Problem to work on ->
Quote word for word the lines below, beginning with the first and ending with the one that has "(0,0) rectangle (6,506);". Drop the pictures.

Given material ->
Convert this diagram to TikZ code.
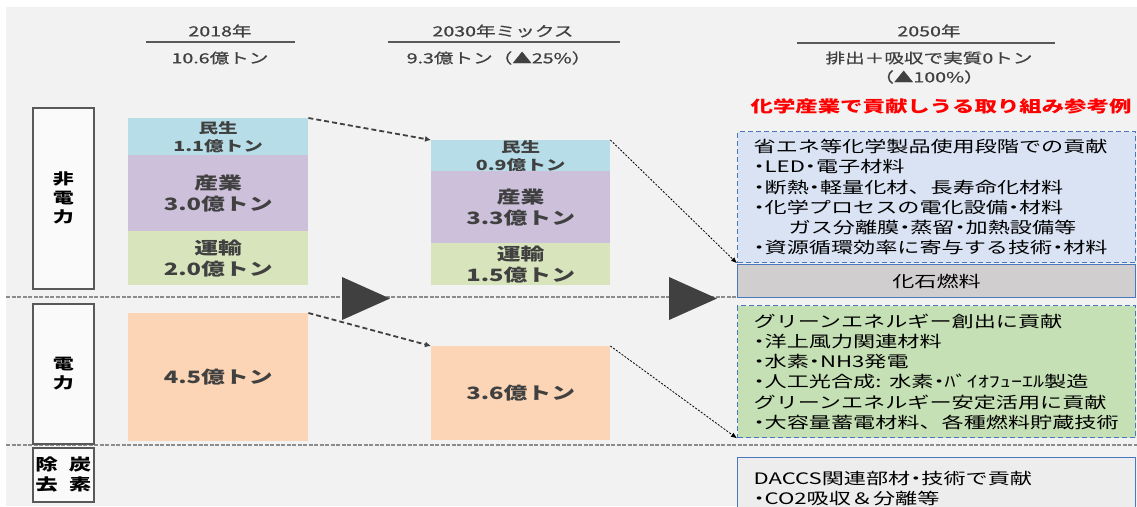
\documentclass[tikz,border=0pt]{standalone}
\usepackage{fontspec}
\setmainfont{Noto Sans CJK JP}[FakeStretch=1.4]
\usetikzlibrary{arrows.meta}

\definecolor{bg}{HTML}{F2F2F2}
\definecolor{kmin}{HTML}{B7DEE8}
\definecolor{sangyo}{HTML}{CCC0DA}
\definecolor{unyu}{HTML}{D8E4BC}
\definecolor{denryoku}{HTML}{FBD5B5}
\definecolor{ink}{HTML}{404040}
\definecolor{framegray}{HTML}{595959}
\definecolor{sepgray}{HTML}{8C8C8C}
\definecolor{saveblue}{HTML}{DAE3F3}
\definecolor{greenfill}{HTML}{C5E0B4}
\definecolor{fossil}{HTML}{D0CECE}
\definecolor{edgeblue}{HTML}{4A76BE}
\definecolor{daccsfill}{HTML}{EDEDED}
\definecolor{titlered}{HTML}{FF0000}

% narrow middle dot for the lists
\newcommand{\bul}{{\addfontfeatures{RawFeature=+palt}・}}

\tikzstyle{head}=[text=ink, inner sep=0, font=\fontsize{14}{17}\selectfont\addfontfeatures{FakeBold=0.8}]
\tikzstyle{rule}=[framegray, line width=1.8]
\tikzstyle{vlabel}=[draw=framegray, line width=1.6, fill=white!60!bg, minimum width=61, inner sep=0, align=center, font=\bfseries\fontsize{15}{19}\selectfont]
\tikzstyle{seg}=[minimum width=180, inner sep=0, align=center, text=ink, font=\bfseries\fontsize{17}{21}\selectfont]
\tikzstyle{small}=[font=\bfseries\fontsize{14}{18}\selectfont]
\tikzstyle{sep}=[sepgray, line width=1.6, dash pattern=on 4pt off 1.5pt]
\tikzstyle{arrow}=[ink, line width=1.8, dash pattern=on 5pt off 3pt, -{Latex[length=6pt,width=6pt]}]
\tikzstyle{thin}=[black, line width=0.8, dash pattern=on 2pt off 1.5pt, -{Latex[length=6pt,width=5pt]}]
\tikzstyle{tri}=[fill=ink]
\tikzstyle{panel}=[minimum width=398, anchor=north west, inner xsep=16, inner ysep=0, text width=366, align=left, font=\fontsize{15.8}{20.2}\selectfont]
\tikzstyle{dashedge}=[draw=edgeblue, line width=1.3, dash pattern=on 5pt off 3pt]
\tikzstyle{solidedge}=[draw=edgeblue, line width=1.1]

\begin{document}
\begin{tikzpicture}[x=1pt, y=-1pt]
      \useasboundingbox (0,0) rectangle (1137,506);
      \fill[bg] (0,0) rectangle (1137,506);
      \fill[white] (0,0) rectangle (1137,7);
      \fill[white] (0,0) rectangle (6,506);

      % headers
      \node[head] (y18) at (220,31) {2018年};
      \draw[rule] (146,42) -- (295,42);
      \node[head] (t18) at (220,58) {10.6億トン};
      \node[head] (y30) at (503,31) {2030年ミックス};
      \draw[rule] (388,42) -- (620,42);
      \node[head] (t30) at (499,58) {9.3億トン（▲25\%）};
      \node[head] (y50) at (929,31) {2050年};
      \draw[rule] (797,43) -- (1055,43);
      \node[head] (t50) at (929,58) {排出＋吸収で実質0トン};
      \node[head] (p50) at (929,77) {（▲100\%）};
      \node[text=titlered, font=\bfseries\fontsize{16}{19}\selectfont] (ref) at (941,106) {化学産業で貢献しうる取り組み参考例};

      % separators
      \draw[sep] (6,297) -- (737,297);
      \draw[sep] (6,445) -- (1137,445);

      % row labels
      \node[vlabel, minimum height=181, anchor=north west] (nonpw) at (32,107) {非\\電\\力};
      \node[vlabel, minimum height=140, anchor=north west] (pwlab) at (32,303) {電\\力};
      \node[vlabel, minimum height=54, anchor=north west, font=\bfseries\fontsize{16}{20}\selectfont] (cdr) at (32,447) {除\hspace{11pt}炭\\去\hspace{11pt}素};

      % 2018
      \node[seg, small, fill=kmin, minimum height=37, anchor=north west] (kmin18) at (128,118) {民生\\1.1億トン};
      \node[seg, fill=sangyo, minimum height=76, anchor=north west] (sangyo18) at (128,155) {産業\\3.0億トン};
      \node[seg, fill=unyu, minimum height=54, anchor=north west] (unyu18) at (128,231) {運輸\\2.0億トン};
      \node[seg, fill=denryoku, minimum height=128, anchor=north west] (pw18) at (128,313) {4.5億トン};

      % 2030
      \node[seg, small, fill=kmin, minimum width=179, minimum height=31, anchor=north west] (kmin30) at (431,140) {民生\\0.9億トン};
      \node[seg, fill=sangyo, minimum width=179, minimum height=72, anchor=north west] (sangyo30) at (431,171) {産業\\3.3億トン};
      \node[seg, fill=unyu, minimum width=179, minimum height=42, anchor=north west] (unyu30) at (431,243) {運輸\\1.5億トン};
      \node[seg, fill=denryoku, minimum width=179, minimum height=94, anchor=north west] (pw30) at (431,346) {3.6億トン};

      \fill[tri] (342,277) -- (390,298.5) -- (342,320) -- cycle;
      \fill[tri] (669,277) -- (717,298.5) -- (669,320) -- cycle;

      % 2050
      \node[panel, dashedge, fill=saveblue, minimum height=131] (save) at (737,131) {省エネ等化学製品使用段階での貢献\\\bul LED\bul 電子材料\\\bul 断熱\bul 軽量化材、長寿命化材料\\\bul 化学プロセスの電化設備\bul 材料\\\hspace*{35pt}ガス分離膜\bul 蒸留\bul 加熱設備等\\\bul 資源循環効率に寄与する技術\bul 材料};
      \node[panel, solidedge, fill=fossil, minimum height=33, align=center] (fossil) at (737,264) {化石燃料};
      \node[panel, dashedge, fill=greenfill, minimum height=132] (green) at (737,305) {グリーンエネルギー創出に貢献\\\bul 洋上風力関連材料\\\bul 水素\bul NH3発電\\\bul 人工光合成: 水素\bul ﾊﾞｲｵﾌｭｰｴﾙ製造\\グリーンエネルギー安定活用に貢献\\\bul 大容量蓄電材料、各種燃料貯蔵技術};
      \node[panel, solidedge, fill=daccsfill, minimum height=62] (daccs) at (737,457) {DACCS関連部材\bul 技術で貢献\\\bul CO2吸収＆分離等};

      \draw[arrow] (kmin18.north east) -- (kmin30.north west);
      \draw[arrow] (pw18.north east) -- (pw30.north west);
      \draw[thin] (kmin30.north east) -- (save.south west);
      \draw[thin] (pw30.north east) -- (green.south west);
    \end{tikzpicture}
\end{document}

Problem solution ->
Convert this diagram to TikZ code.
\documentclass[tikz,border=0pt]{standalone}
\usepackage{fontspec}
\setmainfont{Noto Sans CJK JP}[FakeStretch=1.4]
\usetikzlibrary{arrows.meta}

\definecolor{bg}{HTML}{F2F2F2}
\definecolor{kmin}{HTML}{B7DEE8}
\definecolor{sangyo}{HTML}{CCC0DA}
\definecolor{unyu}{HTML}{D8E4BC}
\definecolor{denryoku}{HTML}{FBD5B5}
\definecolor{ink}{HTML}{404040}
\definecolor{framegray}{HTML}{595959}
\definecolor{sepgray}{HTML}{8C8C8C}
\definecolor{saveblue}{HTML}{DAE3F3}
\definecolor{greenfill}{HTML}{C5E0B4}
\definecolor{fossil}{HTML}{D0CECE}
\definecolor{edgeblue}{HTML}{4A76BE}
\definecolor{daccsfill}{HTML}{EDEDED}
\definecolor{titlered}{HTML}{FF0000}

% narrow middle dot for the lists
\newcommand{\bul}{{\addfontfeatures{RawFeature=+palt}・}}

\tikzstyle{head}=[text=ink, inner sep=0, font=\fontsize{14}{17}\selectfont\addfontfeatures{FakeBold=0.8}]
\tikzstyle{rule}=[framegray, line width=1.8]
\tikzstyle{vlabel}=[draw=framegray, line width=1.6, fill=white!60!bg, minimum width=61, inner sep=0, align=center, font=\bfseries\fontsize{15}{19}\selectfont]
\tikzstyle{seg}=[minimum width=180, inner sep=0, align=center, text=ink, font=\bfseries\fontsize{17}{21}\selectfont]
\tikzstyle{small}=[font=\bfseries\fontsize{14}{18}\selectfont]
\tikzstyle{sep}=[sepgray, line width=1.6, dash pattern=on 4pt off 1.5pt]
\tikzstyle{arrow}=[ink, line width=1.8, dash pattern=on 5pt off 3pt, -{Latex[length=6pt,width=6pt]}]
\tikzstyle{thin}=[black, line width=0.8, dash pattern=on 2pt off 1.5pt, -{Latex[length=6pt,width=5pt]}]
\tikzstyle{tri}=[fill=ink]
\tikzstyle{panel}=[minimum width=398, anchor=north west, inner xsep=16, inner ysep=0, text width=366, align=left, font=\fontsize{15.8}{20.2}\selectfont]
\tikzstyle{dashedge}=[draw=edgeblue, line width=1.3, dash pattern=on 5pt off 3pt]
\tikzstyle{solidedge}=[draw=edgeblue, line width=1.1]

\begin{document}
\begin{tikzpicture}[x=1pt, y=-1pt]
      \useasboundingbox (0,0) rectangle (1137,506);
      \fill[bg] (0,0) rectangle (1137,506);
      \fill[white] (0,0) rectangle (1137,7);
      \fill[white] (0,0) rectangle (6,506);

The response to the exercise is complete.